** start Listed records **
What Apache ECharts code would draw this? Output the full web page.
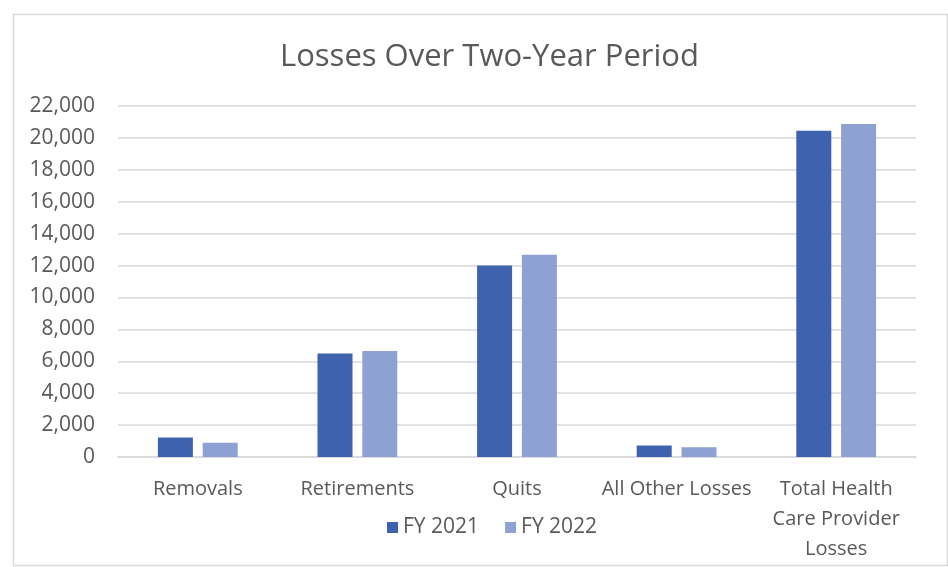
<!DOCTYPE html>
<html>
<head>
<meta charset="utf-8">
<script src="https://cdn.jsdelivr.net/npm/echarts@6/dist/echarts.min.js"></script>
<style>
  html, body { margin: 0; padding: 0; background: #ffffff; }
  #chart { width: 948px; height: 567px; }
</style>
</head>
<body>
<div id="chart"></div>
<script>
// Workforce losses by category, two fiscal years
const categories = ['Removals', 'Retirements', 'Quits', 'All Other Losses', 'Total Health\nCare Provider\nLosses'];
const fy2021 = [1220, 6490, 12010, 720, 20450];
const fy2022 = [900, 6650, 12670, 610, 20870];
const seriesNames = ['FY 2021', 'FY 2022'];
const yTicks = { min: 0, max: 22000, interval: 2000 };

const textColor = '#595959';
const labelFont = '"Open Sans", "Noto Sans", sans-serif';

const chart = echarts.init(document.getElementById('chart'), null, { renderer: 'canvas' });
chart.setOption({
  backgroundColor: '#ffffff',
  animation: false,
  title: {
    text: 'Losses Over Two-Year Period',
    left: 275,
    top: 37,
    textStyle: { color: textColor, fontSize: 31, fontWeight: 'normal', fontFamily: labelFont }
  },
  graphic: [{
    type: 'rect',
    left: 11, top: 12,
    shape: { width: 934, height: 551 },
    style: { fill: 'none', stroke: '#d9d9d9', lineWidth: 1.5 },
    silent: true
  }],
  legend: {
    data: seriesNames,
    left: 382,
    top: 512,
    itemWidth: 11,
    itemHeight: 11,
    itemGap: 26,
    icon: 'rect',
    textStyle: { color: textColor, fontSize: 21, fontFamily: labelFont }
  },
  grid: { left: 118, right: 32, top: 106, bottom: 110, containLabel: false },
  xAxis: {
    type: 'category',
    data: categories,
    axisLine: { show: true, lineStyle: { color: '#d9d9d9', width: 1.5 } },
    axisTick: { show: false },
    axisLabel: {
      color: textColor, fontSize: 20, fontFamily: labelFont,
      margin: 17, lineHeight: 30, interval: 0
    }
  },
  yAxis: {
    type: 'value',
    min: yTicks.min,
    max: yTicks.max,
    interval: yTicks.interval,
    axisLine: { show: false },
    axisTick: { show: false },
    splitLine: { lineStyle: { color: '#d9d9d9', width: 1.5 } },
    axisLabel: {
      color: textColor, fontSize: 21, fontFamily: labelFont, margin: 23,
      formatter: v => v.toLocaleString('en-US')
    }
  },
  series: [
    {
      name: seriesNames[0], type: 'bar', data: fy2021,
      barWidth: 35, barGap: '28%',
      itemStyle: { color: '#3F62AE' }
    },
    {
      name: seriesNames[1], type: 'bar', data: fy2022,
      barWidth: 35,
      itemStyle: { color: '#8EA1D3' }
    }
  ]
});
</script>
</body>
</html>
** end Listed records **
** start Listed records **
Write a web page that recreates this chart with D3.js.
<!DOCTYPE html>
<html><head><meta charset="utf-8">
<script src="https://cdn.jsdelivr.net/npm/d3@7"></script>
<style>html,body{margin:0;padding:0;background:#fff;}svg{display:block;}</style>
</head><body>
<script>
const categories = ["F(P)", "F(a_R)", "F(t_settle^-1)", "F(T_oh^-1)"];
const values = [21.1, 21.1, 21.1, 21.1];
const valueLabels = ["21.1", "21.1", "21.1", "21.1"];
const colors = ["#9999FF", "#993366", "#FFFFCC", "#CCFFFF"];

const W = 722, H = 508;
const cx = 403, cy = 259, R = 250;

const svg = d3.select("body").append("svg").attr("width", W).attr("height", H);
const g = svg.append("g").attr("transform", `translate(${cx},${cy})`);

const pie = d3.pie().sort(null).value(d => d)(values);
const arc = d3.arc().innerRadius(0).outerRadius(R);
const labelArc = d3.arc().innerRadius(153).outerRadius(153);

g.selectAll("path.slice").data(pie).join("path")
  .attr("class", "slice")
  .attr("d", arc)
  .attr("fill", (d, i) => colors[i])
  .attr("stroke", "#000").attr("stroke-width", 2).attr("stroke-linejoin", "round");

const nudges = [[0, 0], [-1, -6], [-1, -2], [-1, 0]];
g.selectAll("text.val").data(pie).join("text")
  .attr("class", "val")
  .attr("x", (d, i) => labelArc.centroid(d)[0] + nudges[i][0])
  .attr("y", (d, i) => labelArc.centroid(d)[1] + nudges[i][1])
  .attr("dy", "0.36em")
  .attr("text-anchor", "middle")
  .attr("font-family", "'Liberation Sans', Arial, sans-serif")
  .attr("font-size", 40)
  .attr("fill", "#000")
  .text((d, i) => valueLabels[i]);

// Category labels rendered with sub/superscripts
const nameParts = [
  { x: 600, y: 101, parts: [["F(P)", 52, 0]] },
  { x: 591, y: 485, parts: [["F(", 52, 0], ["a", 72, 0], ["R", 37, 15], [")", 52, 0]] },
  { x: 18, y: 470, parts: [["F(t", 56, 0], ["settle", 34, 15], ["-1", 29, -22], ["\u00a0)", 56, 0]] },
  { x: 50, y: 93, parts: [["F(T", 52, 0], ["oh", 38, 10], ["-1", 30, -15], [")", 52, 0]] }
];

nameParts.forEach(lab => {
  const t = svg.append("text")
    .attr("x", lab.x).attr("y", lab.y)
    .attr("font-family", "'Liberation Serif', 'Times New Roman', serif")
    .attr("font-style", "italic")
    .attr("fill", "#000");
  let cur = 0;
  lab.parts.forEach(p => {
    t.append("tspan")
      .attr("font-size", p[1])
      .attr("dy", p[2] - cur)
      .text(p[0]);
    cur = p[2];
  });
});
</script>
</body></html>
** end Listed records **
### Problem requirements
Return only the number of lines in the preceding records that contain the string "page".

### Answer to the problem
2